On his website Roger Ford lists 100 things that defined British Rail. At number 83 comes TOPS: “Licenced from Southern Pacific in the USA in 1971, BR’s total Operations Processing System brought the computer into the marshalling yard office. Shunters with hands like a bunch of bananas were among BR’s first computer literate employees.”
By the time I joined British Rail in 1981 TOPS was pretty much completely rolled out. Every depot, every yard, and every freight terminal was included. Each train, locomotive, or wagon passing through was carefully recorded and changes of status such as loading or unloading wagons were recorded. TOPS also monitored passenger stock but was effectively mainly a freight system.
At the front end of the system were yard shunters and people on the ground who would go out in all weathers, usually at night, and write down the numbers of every train and wagon they were responsible for. These hand written notes were then faxed (an innovation!) to the nearest TOPS office (there were dozens), where they were manually transcribed by one of hundreds of TOPS clerks into the computer system, which fed into a vast mainframe computer behind Marylebone station.

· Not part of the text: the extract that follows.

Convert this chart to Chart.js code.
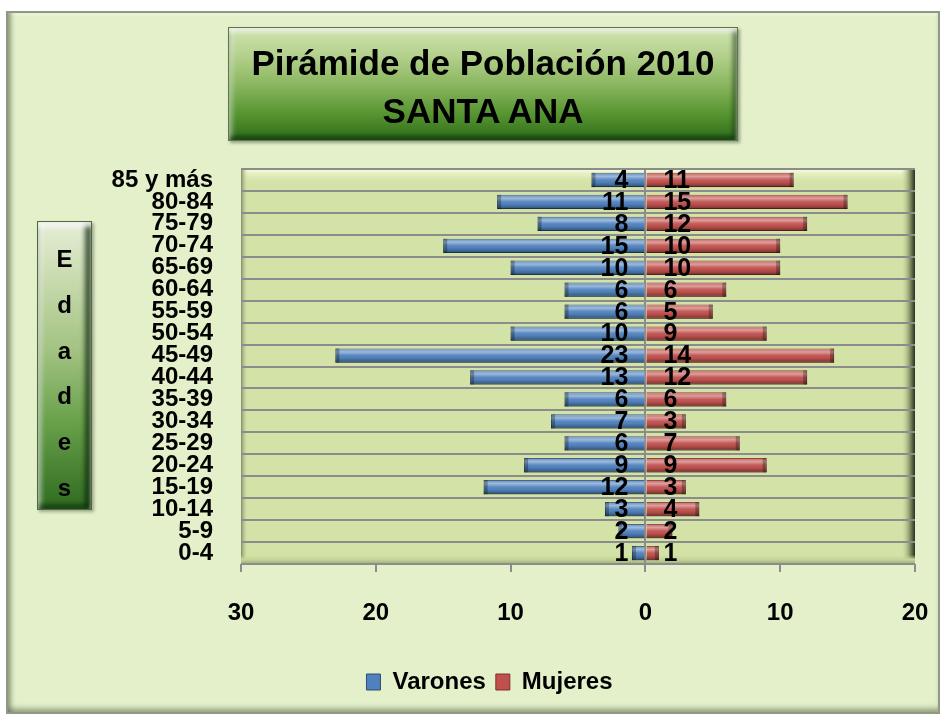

By 1983 I was a contract manager responsible for day to day monitoring of all construction materials moving by rail in the Southern Region. Each morning I would be handed a swathe of TOPS print outs that would basically tell me what had happened over night. The main think I remember was that each morning I would have to track down a string of broken down wagons from the clapped out fleet that was used on the Redhill to Warrington nightly sand train. Every time this train stopped, it seemed, it would leave behind a broken down wagon. My job was to somehow get these wagons seen to and returned to somewhere useful. This is a simple example of how, for over a decade, TOPS became the basic tool of rail freight management in the UK.
TOPS tracked wagons and locomotives. It could also plan and control traffic automatically – for instance by assigning a new destination as soon as wagons were unloaded, without waiting for someone to intervene. TOPS also managed and monitored maintenance ad had numerous other functions. Gradually TOPS was taught to communicate with the signalling system through a system called TRUST, and this allowed trains to be tracked continually. Customers were provided with PCs so that they could access TOPS directly, not only entering data but using TOPS to manage their own business. These systems were linked into the invoicing systems so that quickly paperwork was completely done away with.
Think about it: by the early 1980s British Rail could track every train and wagon in real time -something no other railway in Europe could do. And, what, 10 years before mobile phones were used in trucks, and 15 years before satnav?
TOPS was not perfect, but it WAS world class. In 1988 I went to Thailand where I worked on freight projects for two years. Without TOPS it was a window on British Rail of the 1960s. There was a whole room full of people trying to track down lost wagons. Rolling stock control added days of delays to every wagon. The Thai railway guys managed their business as best they could – but without TOPS it felt like working with one hand tied behind your back.